Whose Internet

The issue of Internet Governance is really much more complicated than it appears. There’re so many way to look at it and depending on where you stand, you can have completely different takes on it. Firstly it’s definitely a technological issue, but it is also a socioeconomical and even a political one. No matter what your position is, as citizens of the Internet, Internet Governance does influence us on a daily basis. From John Perry Barlow’s A Declaration of the Independence of Cyberspace in 1996 to stop SOPA & PIPA movement last year, as we rally for internet freedom, we sometimes forget that the Internet is never invented for public discourse. The Internet we know today was emerged from ARPANET, a project funded by U.S. Department of Defense during the cold war, in defense of nuclear threats.

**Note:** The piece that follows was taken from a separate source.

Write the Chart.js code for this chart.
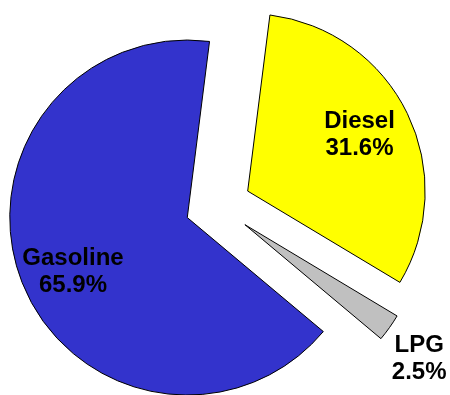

Although it has involved along the way into this space where we connect and share thoughts with each other, some very crucial questions are still yet to be solved- should the Internet be governed? If so, who controls the Internet?

It’s easy (and also tempting) to say the internet should be a free space, but it’s not really that reasonable or realistic.

In his book Ruling the Root : Internet Governance and the Taming of Cyberspace, Milton Mueller boils down the issue of Internet Governance to the ruling of “the root”, which is the technical architecture of the Internet – its domain name system and a set of protocol as known as TCP/IP. It’s quite interesting and a little ironic that the core of the Internet is so centralized while network is rather decentralized. Because of this centralized-decentralized design of the Internet, the party that controls the domain name system becomes a very powerful role. This has became a very tricky issue and often put organizations like ICANN (the Internet Corporation for the Assignment of Names and Numbers) in the center of the debate, because it worries people that a company  registered in the U.S. would inevitably be exposed to pressure coming from the U.S. government.

As Cerf, Ryan and Senges mentions in their piece, because the Internet is a shared space, governing should also be a shared responsibility and take into account of all the stakes from all the parties involved. That’s why it is especially important to have organizations like the Internet Governance Forum, to bring together multi-stake holders to tackle, or at least start a dialogue on many of the issues we both face,and at least try to keep our Internet a safe and free space.